# Transmission fluid for Nissan Altima



## vaibhavkolhe (Jan 22, 2006)

Hi, I own a 2002 Nissan Altima and recently got the oil filter replaced. While doing a check, the technician said that I was running low on transmission fluid and that I should get it replaced ASAP. 
Does anyone know what is the approximate charge of changing the transmission fluid and what is the recommended brand?
If I decide not to change now, how long can I wait to do a change?

Thanks,
Vaibhav


----------



## cdmorenot (Dec 22, 2005)

vaibhavkolhe said:


> Hi, I own a 2002 Nissan Altima and recently got the oil filter replaced. While doing a check, the technician said that I was running low on transmission fluid and that I should get it replaced ASAP.
> Does anyone know what is the approximate charge of changing the transmission fluid and what is the recommended brand?
> If I decide not to change now, how long can I wait to do a change?
> 
> ...


i dont know why your tranny oil would be low but okay.. anyway they say about 60-65k but i change mine at 30-35k .. get it done at a nissan dealership.. you're better off...


----------



## shokhead (Jan 28, 2006)

Good advice.


----------



## freddy la menace (Jul 9, 2005)

vaibhavkolhe said:


> Hi, I own a 2002 Nissan Altima and recently got the oil filter replaced. While doing a check, the technician said that I was running low on transmission fluid and that I should get it replaced ASAP.
> Does anyone know what is the approximate charge of changing the transmission fluid and what is the recommended brand?
> If I decide not to change now, how long can I wait to do a change?
> 
> ...


Normally you change the transmission fluid at 80000km (standard manual). You can check with Motul brand. They do very high quality produces (oil, transmission and brake fluid)


----------



## rps180 (Aug 20, 2005)

Don't forget to check for varnishing. While mileage is a good mark to go by, nothing beats proper visual check at every oil change at least.


----------



## Bror Jace (Apr 26, 2003)

Automatic or manual tranny??


----------



## freddy la menace (Jul 9, 2005)

Hey,
If it's a manual tranny, the oil transmission has to be API GL-4, only 75W85
If it's a automatic tranny, you can put Motul dexron III, better than Nissan oil

This especifications are only for a 2.5L


----------



## Bror Jace (Apr 26, 2003)

Very few fluids meet the 75W-85 GL4 standard right out of the box. The two Red Line synthetic fluids (MTL & MT-90) are 70W-80 and 75W-90 respectively. A roughly 50/50 mix works OK.

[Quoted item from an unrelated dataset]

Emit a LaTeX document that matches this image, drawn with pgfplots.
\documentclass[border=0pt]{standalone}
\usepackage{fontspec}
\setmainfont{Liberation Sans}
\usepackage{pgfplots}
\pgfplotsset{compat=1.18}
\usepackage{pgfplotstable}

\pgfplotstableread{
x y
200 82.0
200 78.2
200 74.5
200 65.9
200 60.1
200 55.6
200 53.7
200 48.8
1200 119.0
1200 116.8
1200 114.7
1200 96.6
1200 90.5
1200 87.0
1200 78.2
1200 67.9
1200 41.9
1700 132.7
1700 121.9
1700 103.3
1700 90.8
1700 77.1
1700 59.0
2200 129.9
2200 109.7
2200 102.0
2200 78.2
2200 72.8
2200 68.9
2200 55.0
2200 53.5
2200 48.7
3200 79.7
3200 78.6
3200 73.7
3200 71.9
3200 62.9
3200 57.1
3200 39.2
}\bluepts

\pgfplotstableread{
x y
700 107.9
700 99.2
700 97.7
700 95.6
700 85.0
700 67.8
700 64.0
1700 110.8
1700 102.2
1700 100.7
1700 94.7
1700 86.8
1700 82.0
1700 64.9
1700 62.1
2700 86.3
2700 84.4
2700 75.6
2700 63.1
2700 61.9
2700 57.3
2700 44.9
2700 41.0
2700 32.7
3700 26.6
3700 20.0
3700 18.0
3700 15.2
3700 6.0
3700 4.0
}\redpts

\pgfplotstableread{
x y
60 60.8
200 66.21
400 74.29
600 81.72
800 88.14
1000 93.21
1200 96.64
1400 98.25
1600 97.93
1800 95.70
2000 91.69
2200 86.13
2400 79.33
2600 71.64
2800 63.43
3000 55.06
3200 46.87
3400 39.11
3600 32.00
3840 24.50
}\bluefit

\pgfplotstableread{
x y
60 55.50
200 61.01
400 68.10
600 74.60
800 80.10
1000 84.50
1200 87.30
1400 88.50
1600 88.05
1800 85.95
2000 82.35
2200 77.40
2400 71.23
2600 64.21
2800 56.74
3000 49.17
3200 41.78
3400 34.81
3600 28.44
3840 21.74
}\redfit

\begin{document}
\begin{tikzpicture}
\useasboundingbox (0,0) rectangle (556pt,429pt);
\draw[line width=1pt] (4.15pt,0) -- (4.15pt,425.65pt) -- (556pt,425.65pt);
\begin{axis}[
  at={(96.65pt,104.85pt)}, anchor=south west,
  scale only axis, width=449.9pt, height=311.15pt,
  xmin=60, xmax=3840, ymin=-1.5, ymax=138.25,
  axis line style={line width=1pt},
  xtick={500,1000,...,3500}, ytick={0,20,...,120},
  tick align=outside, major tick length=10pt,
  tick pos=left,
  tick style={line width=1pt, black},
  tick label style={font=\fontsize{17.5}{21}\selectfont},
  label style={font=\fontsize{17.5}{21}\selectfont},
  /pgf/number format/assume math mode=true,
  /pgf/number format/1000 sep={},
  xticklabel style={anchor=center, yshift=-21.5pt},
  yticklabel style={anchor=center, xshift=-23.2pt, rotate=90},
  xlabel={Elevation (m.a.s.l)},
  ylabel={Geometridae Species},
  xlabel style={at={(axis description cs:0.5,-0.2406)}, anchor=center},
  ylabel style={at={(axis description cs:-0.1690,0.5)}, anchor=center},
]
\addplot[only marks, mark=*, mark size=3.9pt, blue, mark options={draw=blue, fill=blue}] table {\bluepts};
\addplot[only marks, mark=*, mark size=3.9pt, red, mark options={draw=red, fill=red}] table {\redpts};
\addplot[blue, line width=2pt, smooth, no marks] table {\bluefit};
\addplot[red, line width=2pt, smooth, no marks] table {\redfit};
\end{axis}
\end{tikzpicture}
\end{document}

There is an even wider disparity of weights in the Royal Purple fluids: Max-Gear and syncromax. Again, I think a 50/50 mix (or 60/40, heavy on the Max-Gear) _should_ work OK, but I don't know anyone who's _actually_ tried it.

But my favorite fluid for Nissan trannies is this stuff:

http://specialtyformulations.netfirms.com/store/nfoscomm/catalog/product_info.php?products_id=32

Best stuff I've used in my SpecV's 6-speed.


----------



## freddy la menace (Jul 9, 2005)

vaibhavkolhe said:


> Hi, I own a 2002 Nissan Altima and recently got the oil filter replaced. While doing a check, the technician said that I was running low on transmission fluid and that I should get it replaced ASAP.
> Does anyone know what is the approximate charge of changing the transmission fluid and what is the recommended brand?
> If I decide not to change now, how long can I wait to do a change?
> 
> ...


Check this out : http://www.ppsonline.net/motul.htm#gear


----------



## freddy la menace (Jul 9, 2005)

Here you have the all Motul line. You will find what you need

http://www.motorspot.com/index1.html


----------